Auch 50 Jahre später gilt die "Gorch Fock" als eines der sichersten Segelschiffe der Welt. Pünktlich zum Jubiläum wurde sie generalüberholt. "Es gab einiges zu tun", sagt der Hauptgefreite Thomas Richter, der für die Instandhaltung der Segel zuständig ist. Braungebrannt steht der 25- Jährige an Deck des Schiffes und blickt in die Takelage. Der Großmast ragt 45 Meter in die Höhe. "Da oben hat man seine Ruhe", beschreibt Richter seinen Hauptarbeitsplatz. Er weiß, wovon er redet. Die fehlende Privatsphäre gehört zu den größten Herausforderungen an Bord.

"Die räumliche Enge ist für die meisten zunächst ein Problem", bestätigt Schatz. Schließlich schliefen rund 30 Mann auf zwölf Quadratmetern in Hängematten neben- und übereinander. Und selbst die Hängematten der Frauen sind nur mit einem Vorhang abgetrennt. "Daran gewöhnen sie sich aber früher oder später ebenso wie an die anfängliche Seekrankheit."

Auch Richter, der seit zwei Jahren auf der "Gorch Fock" unterwegs ist, hat sich mit den Schwierigkeiten an Bord arrangiert. Für ihn ist klar, dass die positiven Erfahrungen mit Abstand überwiegen. "Ich habe viele Länder bereist und eine unglaubliche Kameradschaft erlebt." Zwar sei der größte Teil seiner Aufgaben hoch oben in der Takelage inzwischen Routine, aber die Bilder seiner ersten Sonnenaufgänge werde er ebenso wenig vergessen wie das erste Mal "Land in Sicht".

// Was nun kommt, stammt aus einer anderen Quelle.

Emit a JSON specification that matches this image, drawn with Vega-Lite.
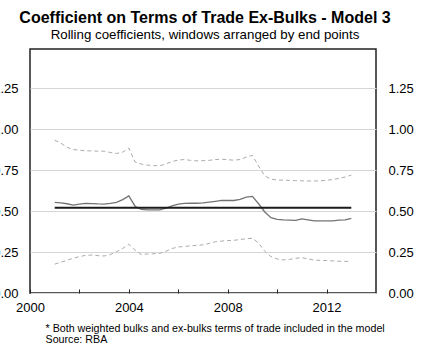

Während die Stammbesatzung meist mehrere Jahre an Bord arbeitet, bleiben die Kadetten nur sechs bis acht Wochen. "Ein Segelschiff ist das optimale Ausbildungsmittel", meint Schatz. "Hier erlebt man Seefahrt hautnah. Es geht hier wesentlich elementarer zu als auf anderen Marineschiffen." Die ungewohnte Enge, der fehlende Komfort und die teils raue Seefahrt förderten Teamgeist, Mut, Kameradschaft, Selbstbewusstsein und Unterordnung. Alles Eigenschaften, die für die weitere Laufbahn unerlässlich seien.

Die "Gorch Fock" ist nicht nur Ausbildungsschiff, sondern auch weltweiter Repräsentant der deutschen Marine. "Das Schiff ist ein diplomatischer Eisbrecher", so der Kommandant. "Nach Ende des Zweiten Weltkrieges waren wir zum Beispiel die ersten deutschen Soldaten, die israelischen Boden in Uniform betreten haben."

Bislang steuerte das Segelschiff 350 Häfen in 58 Ländern an. Noch viele sollen folgen. "Mein persönlicher Traum ist es, mit der Bark das Kap Hoorn zu umrunden", sagt Schatz. Dem Schiff bleibt dafür noch genug Zeit: Die Bundesmarine will es noch mindestens 25 Jahre im Dienst halten.